Being a Jew raised in Israel, Yoav Shamir had never personally experienced any anti-Semitism. Although his people were decimated by Hitler and the Holocaust, he nonetheless wonders, “How does anything that happened 60 years ago have any relevance today?” So, since he was raised in a country where he was shielded from discrimination against Jews, he decided to venture out into the world to try to find out whether the allegations he often hears of the persistence of such practices elsewhere were even warranted.
The upshot of his travels is Defamation, as controversial and as thought-provoking a piece of investigative journalism on the subject as you’re ever likely to find. For Mr. Shamir masks his true motivations with an innocuous, nebbishy persona, in order to ingratiate himself with his subjects, mostly fellow Jews, who have no idea he is very suspicious of their claims of mistreatment on account of their religion.
For example, Abe Forman, Chairman of the Anti-Defamation League (ADL), cooperated with the project, ostensibly giving the agent provocateur full access to the organization’s NYC headquarters. Little did honest Abe or his employees know that they would be accused of flaring up as much anti-Semitism as it eradicates.
The intrepid filmmaker argues that the ADL operates 27 offices on a $70 million annual budget which might disappear in the absence of hate crimes against Jews. He coaxes one of the charity’s benefactors to concede on camera that “We need to play on that guilt. That’s the American Jewish way.” An ADL staffer assigned to investigate everything from denigrating statements to genocide sheepishly admits that the bulk of the 1500 incidents of the past year have been minor, like the complaints from people not being allowed to take off from work for the Jewish holidays.
Shamir also talks to some Israeli teens who are uiniformly presented as totally paranoid. One says, “Everybody knows that Jews are hated. We were raised that way.” Another asserts, “What makes us special is that no one can stand us. But we are proud of it.” Then, there’s the girl on a high school outing to Auschwitz, who comes off as callous when she says she feels nothing while standing at the spot where more Jews are buried than anyplace on Earth.
Director Shamir undoubtedly gets some of his chutzpah from his shrewish mother, a shrill character who never minces her words while shouting some ugly stereotypes such as “Jews are crooks!” and “Jews love money!” She tries to rationalize her self-hatred with, “I am the real Jew! Money does not blind me” and by explaining that good Jews return to Israel rather than live elsewhere and wait for another Hitler instead of the Messiah.
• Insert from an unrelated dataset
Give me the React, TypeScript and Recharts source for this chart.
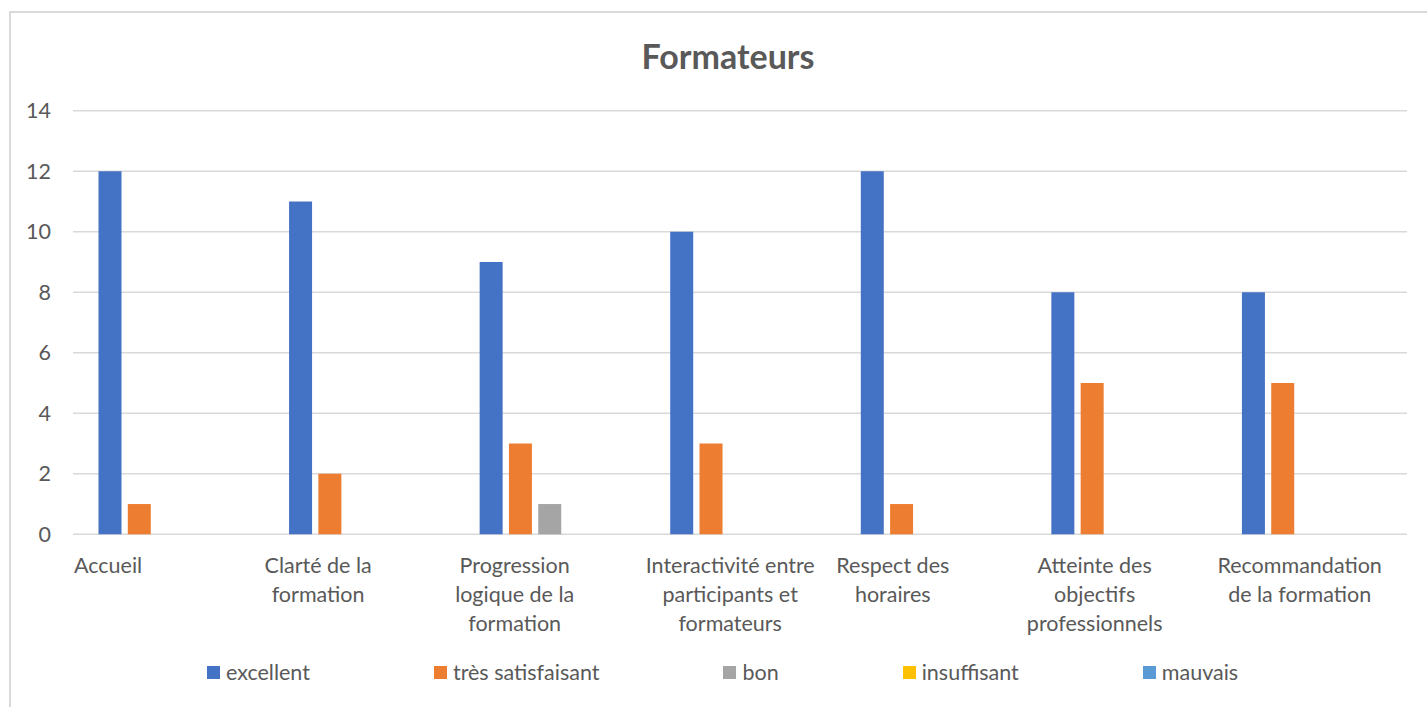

Her chip off the old block son succinctly summarizes, “I think putting so much emphasis on the past, as horrific as it has been, is holding us back. Maybe it is time to live in the present and look to the future.” An incendiary documentary likely to generate quite spirited conversations about whether Jews remain victims of ongoing persecution or if right-wing Zionists are simply circulating rumors in order to leverage sympathy for the nation of Israel.
Borat hunts for neo-Nazis!
Excellent (4 stars)
In English and Hebrew with subtitles.